As much action that blazes across the digital magicscape (accompanied by Howard Shore‘s mystical, biblical, cosmo themes), Peter Jackson brilliantly balances poignancy and introspection: As invisible Bilbo aims to take off Gollum’s head in a sword-stroke, he sees the desolation in the creature’s eyes – as we all do in one tear-jerking moment – and spares him; when the Dwarfs heckle Bilbo about yearning for home and why he rejoined their sausage-fest when he had the chance to leave the quest, he unflinchingly replies, “Yes, I miss home and everything in it, but I have a home. And you don’t. And I will help you take it back if I can.”
Martin Freeman brings his bemused, slightly jumpy manner to Bilbo Baggins; it’s Tim Canterbury from THE OFFICE (2001) in Middle Earth! Nonetheless, it fits him like a vest of Mithril.
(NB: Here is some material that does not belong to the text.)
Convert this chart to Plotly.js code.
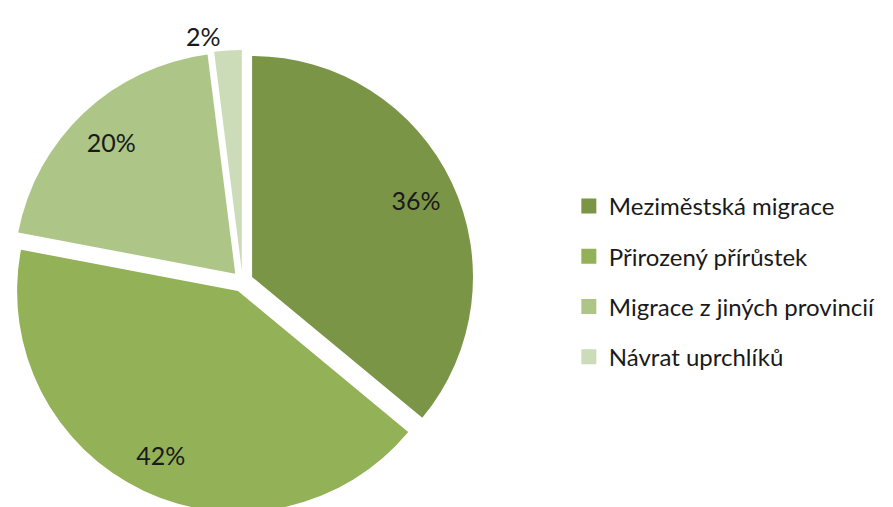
<!DOCTYPE html>
<html>
<head>
<meta charset="utf-8">
<script src="https://cdn.plot.ly/plotly-3.0.1.min.js"></script>
<style>
html,body{margin:0;padding:0;overflow:hidden;background:#fff;}
#chart{width:893px;height:520px;}
</style>
</head>
<body>
<div id="chart"></div>
<script>
var labels = ["Meziměstská migrace", "Přirozený přírůstek", "Migrace z jiných provincií", "Návrat uprchlíků"];
var values = [36, 42, 20, 2];
var colors = ["#7B9547", "#93B157", "#ADC687", "#CCDCB9"];
var textPositions = ["inside", "inside", "inside", "outside"];

var FONT = "Lato, 'Open Sans', sans-serif";
var PIE_DOMAIN = {x: [11/893, 474/893], y: [0, 1]};
var PULL = 0.048;

// the visible pie slices
var pieTrace = {
  type: "pie",
  labels: labels,
  values: values,
  sort: false,
  direction: "clockwise",
  rotation: 0,
  pull: PULL,
  marker: {colors: colors, line: {width: 0}},
  textinfo: "none",
  domain: PIE_DOMAIN,
  showlegend: false,
  hoverinfo: "label+percent"
};

// same pie, transparent ring, used only to place the percentage labels
// further out along each slice (as in the original chart)
var labelTrace = {
  type: "pie",
  labels: labels,
  values: values,
  sort: false,
  direction: "clockwise",
  rotation: 0,
  pull: PULL,
  hole: 0.64,
  marker: {colors: colors.map(function () { return "rgba(0,0,0,0)"; }), line: {width: 0}},
  textinfo: "percent",
  texttemplate: "%{percent:.0%}",
  textposition: textPositions,
  insidetextorientation: "horizontal",
  textfont: {family: FONT, size: 25, color: "#1a1a1a"},
  insidetextfont: {family: FONT, size: 25, color: "#1a1a1a"},
  outsidetextfont: {family: FONT, size: 25, color: "#1a1a1a"},
  domain: PIE_DOMAIN,
  showlegend: false,
  hoverinfo: "skip"
};

// legend entries: one per category, same labels and colours as the pie
var legendTraces = labels.map(function (lab, i) {
  return {
    type: "scatter",
    mode: "markers",
    x: [null],
    y: [null],
    name: lab,
    legendgroup: "g" + i,
    marker: {symbol: "square", size: 15, color: colors[i], line: {width: 0}},
    hoverinfo: "skip",
    showlegend: true
  };
});

var layout = {
  width: 893,
  height: 520,
  margin: {l: 0, r: 0, t: 50, b: 7},
  paper_bgcolor: "#ffffff",
  plot_bgcolor: "#ffffff",
  xaxis: {visible: false},
  yaxis: {visible: false},
  showlegend: true,
  legend: {
    x: 0.637, xanchor: "left",
    y: 0.5, yanchor: "middle",
    traceorder: "grouped",
    tracegroupgap: 16,
    itemsizing: "trace",
    font: {family: FONT, size: 24, color: "#1a1a1a"},
    bgcolor: "rgba(0,0,0,0)"
  }
};

Plotly.newPlot("chart", [pieTrace, labelTrace].concat(legendTraces), layout, {staticPlot: true});
</script>
</body>
</html>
Though he starts the adventure by channeling Ian Holm, he becomes very much his own Hobbit by the time he gives that touching monologue above. By which I mean, he becomes Tim Canterbury.
Yes, the film downplays Bilbo’s avarice in seeking his 1/14th share of the treasure; it seems like he is ALL ABOUT helping his fellow woodland creatures – but then we see how he secretly guards the Magic Ring he just found (complete with its own musical theme), how he inadvertently realized it made him invisible when worn…
With a running time of nearly three hours, we hardly notice. Before we know it, the Eagles have deposited our heroes on a lonely escarpment overlooking the 100 miles remaining to their destination, and flown off to do more important Eagle-y things. For why they couldn’t have simply flown them the rest of the way in a few minutes, see above excuse. And our heroes gaze out over the misty miles and see the sequel in post-production.
Unlike George Lucas, Peter Jackson has triumphed with this first prequel. HOBBIT aficionados will no doubt take minor issue with some filmic liberties (Azog, who does not appear in the book, becomes the villain device here, the relentless pursuer of Thorin, who must stand up to him or die trying; for dramatic purposes, the story arc centers around Thorin reconciling with Bilbo in man-appreciation), but the rest of you Shire-folk will marvel at this filmmaking juggernaut. You will gasp, you will laugh, you will weep, you will dance with chocolate in your hair. You will taste the soul of a necromancer, the magic of a wizard, and the balls of a balrog.